- **EXERCISE AIM**: Copy the data that follows exactly. Include no pictures.
========================================
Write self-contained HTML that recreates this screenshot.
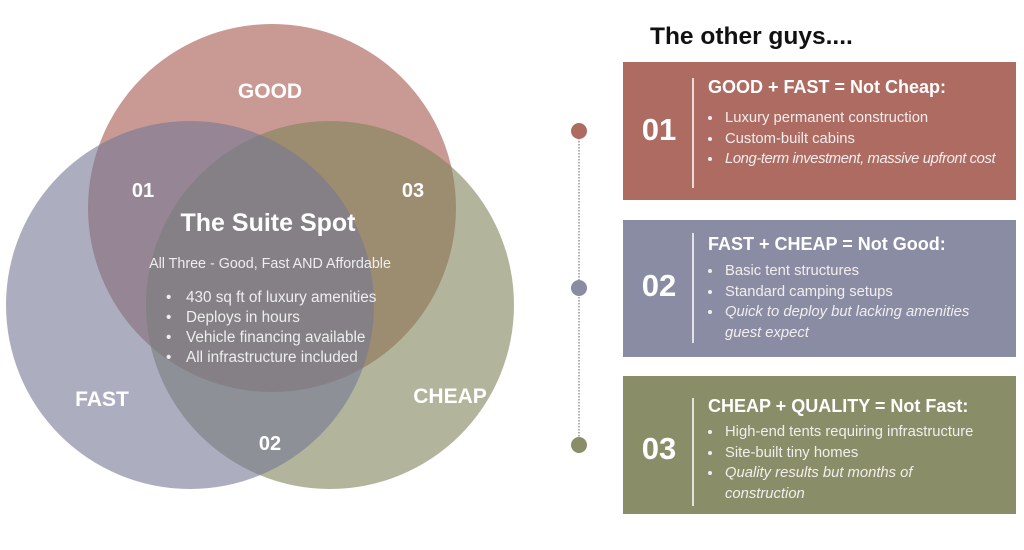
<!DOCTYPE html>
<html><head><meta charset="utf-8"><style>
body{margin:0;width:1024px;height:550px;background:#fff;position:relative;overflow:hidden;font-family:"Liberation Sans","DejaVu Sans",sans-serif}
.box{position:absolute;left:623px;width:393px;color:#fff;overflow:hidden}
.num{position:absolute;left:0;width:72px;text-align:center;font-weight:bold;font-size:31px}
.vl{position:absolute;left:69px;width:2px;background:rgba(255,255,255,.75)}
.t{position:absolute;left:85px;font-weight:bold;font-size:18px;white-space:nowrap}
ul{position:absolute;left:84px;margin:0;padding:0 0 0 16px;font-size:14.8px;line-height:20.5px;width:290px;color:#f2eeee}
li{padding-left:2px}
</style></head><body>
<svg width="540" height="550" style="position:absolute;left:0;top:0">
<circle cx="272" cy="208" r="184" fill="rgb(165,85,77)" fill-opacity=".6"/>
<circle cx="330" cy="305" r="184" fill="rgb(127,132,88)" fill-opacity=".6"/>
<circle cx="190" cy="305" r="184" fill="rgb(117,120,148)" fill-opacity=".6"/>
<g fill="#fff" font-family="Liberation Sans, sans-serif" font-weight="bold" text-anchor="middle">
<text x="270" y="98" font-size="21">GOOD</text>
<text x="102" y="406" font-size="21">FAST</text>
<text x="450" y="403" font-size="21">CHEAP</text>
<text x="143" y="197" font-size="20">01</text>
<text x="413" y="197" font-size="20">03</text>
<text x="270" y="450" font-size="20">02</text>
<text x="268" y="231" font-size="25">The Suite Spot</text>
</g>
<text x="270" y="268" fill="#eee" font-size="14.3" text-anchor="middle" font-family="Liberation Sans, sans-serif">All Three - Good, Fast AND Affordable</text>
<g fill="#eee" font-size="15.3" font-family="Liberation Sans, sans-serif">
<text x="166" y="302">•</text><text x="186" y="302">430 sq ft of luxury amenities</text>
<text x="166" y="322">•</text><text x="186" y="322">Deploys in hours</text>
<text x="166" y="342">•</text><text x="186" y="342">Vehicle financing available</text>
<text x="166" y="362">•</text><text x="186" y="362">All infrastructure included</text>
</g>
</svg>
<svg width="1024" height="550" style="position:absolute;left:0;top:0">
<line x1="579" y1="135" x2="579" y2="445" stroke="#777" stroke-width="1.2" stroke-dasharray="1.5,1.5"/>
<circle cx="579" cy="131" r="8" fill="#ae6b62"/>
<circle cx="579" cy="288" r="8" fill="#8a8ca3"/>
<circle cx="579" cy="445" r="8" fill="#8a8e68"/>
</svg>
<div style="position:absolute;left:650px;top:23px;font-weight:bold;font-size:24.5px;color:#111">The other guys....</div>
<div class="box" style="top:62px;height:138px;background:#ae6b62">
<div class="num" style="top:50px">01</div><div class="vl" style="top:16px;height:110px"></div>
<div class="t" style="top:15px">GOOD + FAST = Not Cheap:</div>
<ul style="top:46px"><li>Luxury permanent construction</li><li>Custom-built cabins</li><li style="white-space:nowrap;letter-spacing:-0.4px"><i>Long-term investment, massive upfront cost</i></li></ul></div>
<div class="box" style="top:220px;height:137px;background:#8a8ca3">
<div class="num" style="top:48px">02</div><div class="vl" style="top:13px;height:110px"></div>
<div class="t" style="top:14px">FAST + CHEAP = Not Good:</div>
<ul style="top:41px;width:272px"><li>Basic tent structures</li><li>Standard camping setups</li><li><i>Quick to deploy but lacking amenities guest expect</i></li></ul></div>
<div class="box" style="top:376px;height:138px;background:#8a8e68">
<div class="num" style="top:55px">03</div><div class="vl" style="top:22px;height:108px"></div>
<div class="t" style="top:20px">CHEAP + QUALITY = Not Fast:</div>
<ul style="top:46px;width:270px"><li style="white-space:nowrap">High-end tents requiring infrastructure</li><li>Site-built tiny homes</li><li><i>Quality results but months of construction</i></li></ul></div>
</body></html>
========================================
- **OUTPUT FOR THIS EXERCISE**:
Write self-contained HTML that recreates this screenshot.
<!DOCTYPE html>
<html><head><meta charset="utf-8"><style>
body{margin:0;width:1024px;height:550px;background:#fff;position:relative;overflow:hidden;font-family:"Liberation Sans","DejaVu Sans",sans-serif}
.box{position:absolute;left:623px;width:393px;color:#fff;overflow:hidden}
.num{position:absolute;left:0;width:72px;text-align:center;font-weight:bold;font-size:31px}
.vl{position:absolute;left:69px;width:2px;background:rgba(255,255,255,.75)}
.t{position:absolute;left:85px;font-weight:bold;font-size:18px;white-space:nowrap}
ul{position:absolute;left:84px;margin:0;padding:0 0 0 16px;font-size:14.8px;line-height:20.5px;width:290px;color:#f2eeee}
li{padding-left:2px}
</style></head><body>
<svg width="540" height="550" style="position:absolute;left:0;top:0">
<circle cx="272" cy="208" r="184" fill="rgb(165,85,77)" fill-opacity=".6"/>
<circle cx="330" cy="305" r="184" fill="rgb(127,132,88)" fill-opacity=".6"/>
<circle cx="190" cy="305" r="184" fill="rgb(117,120,148)" fill-opacity=".6"/>
<g fill="#fff" font-family="Liberation Sans, sans-serif" font-weight="bold" text-anchor="middle">
<text x="270" y="98" font-size="21">GOOD</text>
<text x="102" y="406" font-size="21">FAST</text>
<text x="450" y="403" font-size="21">CHEAP</text>
<text x="143" y="197" font-size="20">01</text>
<text x="413" y="197" font-size="20">03</text>
<text x="270" y="450" font-size="20">02</text>
<text x="268" y="231" font-size="25">The Suite Spot</text>
</g>
<text x="270" y="268" fill="#eee" font-size="14.3" text-anchor="middle" font-family="Liberation Sans, sans-serif">All Three - Good, Fast AND Affordable</text>
<g fill="#eee" font-size="15.3" font-family="Liberation Sans, sans-serif">
<text x="166" y="302">•</text><text x="186" y="302">430 sq ft of luxury amenities</text>
<text x="166" y="322">•</text><text x="186" y="322">Deploys in hours</text>
<text x="166" y="342">•</text><text x="186" y="342">Vehicle financing available</text>
<text x="166" y="362">•</text><text x="186" y="362">All infrastructure included</text>
</g>
</svg>
<svg width="1024" height="550" style="position:absolute;left:0;top:0">
<line x1="579" y1="135" x2="579" y2="445" stroke="#777" stroke-width="1.2" stroke-dasharray="1.5,1.5"/>
<circle cx="579" cy="131" r="8" fill="#ae6b62"/>
<circle cx="579" cy="288" r="8" fill="#8a8ca3"/>
<circle cx="579" cy="445" r="8" fill="#8a8e68"/>
</svg>
<div style="position:absolute;left:650px;top:23px;font-weight:bold;font-size:24.5px;color:#111">The other guys....</div>
<div class="box" style="top:62px;height:138px;background:#ae6b62">
<div class="num" style="top:50px">01</div><div class="vl" style="top:16px;height:110px"></div>
<div class="t" style="top:15px">GOOD + FAST = Not Cheap:</div>
<ul style="top:46px"><li>Luxury permanent construction</li><li>Custom-built cabins</li><li style="white-space:nowrap;letter-spacing:-0.4px"><i>Long-term investment, massive upfront cost</i></li></ul></div>
<div class="box" style="top:220px;height:137px;background:#8a8ca3">
<div class="num" style="top:48px">02</div><div class="vl" style="top:13px;height:110px"></div>
<div class="t" style="top:14px">FAST + CHEAP = Not Good:</div>
<ul style="top:41px;width:272px"><li>Basic tent structures</li><li>Standard camping setups</li><li><i>Quick to deploy but lacking amenities guest expect</i></li></ul></div>
<div class="box" style="top:376px;height:138px;background:#8a8e68">
<div class="num" style="top:55px">03</div><div class="vl" style="top:22px;height:108px"></div>
<div class="t" style="top:20px">CHEAP + QUALITY = Not Fast:</div>
<ul style="top:46px;width:270px"><li style="white-space:nowrap">High-end tents requiring infrastructure</li><li>Site-built tiny homes</li><li><i>Quality results but months of construction</i></li></ul></div>
</body></html>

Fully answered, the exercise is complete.